The Association of Washington Business is also doing its part to urge Inslee to stop. The AWB has warned that “businesses in Washington had a tough enough time coming to terms” with the gas tax included in the transportation package. Further burdening businesses with the much larger gas tax promised by a fuel mandate would “put Washington at a real competitive disadvantage with other states.”
So, why is Inslee taking on all the political risk for the sake of his fuel mandate (a fuel mandate that is worthless in very sense of the word)? Well, it appears that Inslee believes there is a gamble to be made. If Inslee implements a fuel mandate, he would pull $2 billion in funding for transit and pedestrian projects. That is a given.
Inslee, however, is banking on the public/his far left supporters blaming Republicans for the loss of funding for the projects. And, he appears to believe that, under pressure, Republicans will evidently agree to re-fund the projects during the next legislative session. That is, as even Democrat State Rep. Joe Fitzgibbon admits, quite the risky gamble to make. Fitzgibbon stated that restoring funding would be a hard fought battle.
Indeed, the entire strategy banks on the blame actually falling on Republicans. Considering the re-action our green governor has already received from even those on the left, it isn’t likely to play out the way Inslee may believe.
Inslee claims to not have decided whether or not he would swallow the “poison pill’ when he signed the transportation package into law last week. But, the reality is that right when he signed the bill, he swallowed the pill.
Inslee signed the bill knowing what it contained. At one point he said, “I will sign the bill even with this provision because of the jobs, safety improvements and traffic relief that the investments would provide.”

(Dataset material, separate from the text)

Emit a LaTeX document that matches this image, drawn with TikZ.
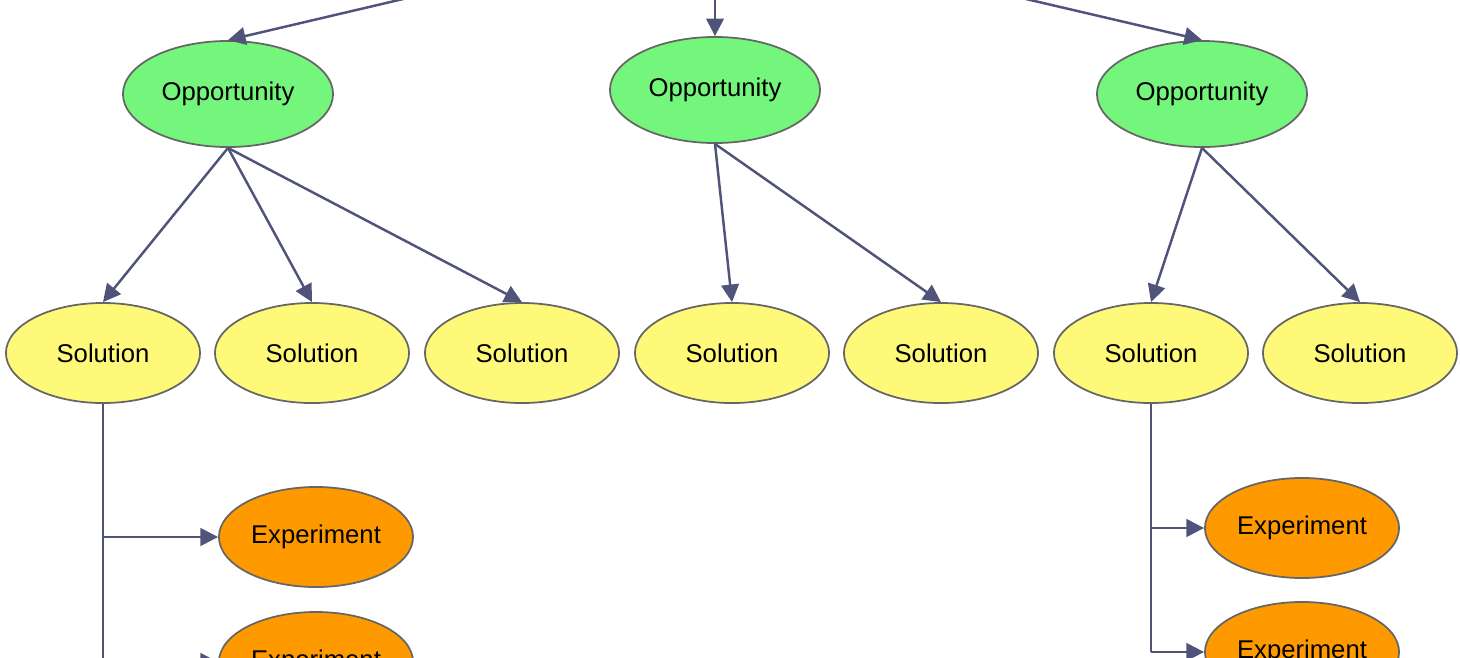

A recent editorial pointed out that Republicans “had to swallow hard accepting an 11.9-cent-per-gallon gas tax increase that will fund construction.” Now it’s time for Inslee to swallow hard and accept the transportation package and everything that comes with it.
Inslee has everything to lose in this scenario. That’s “should accept the deal he wrung from Republicans. After all, as the Spokesman-Review put it, “not many will care fewer bicyclists will be sharing the road if the governor goes for the new fuel standards.”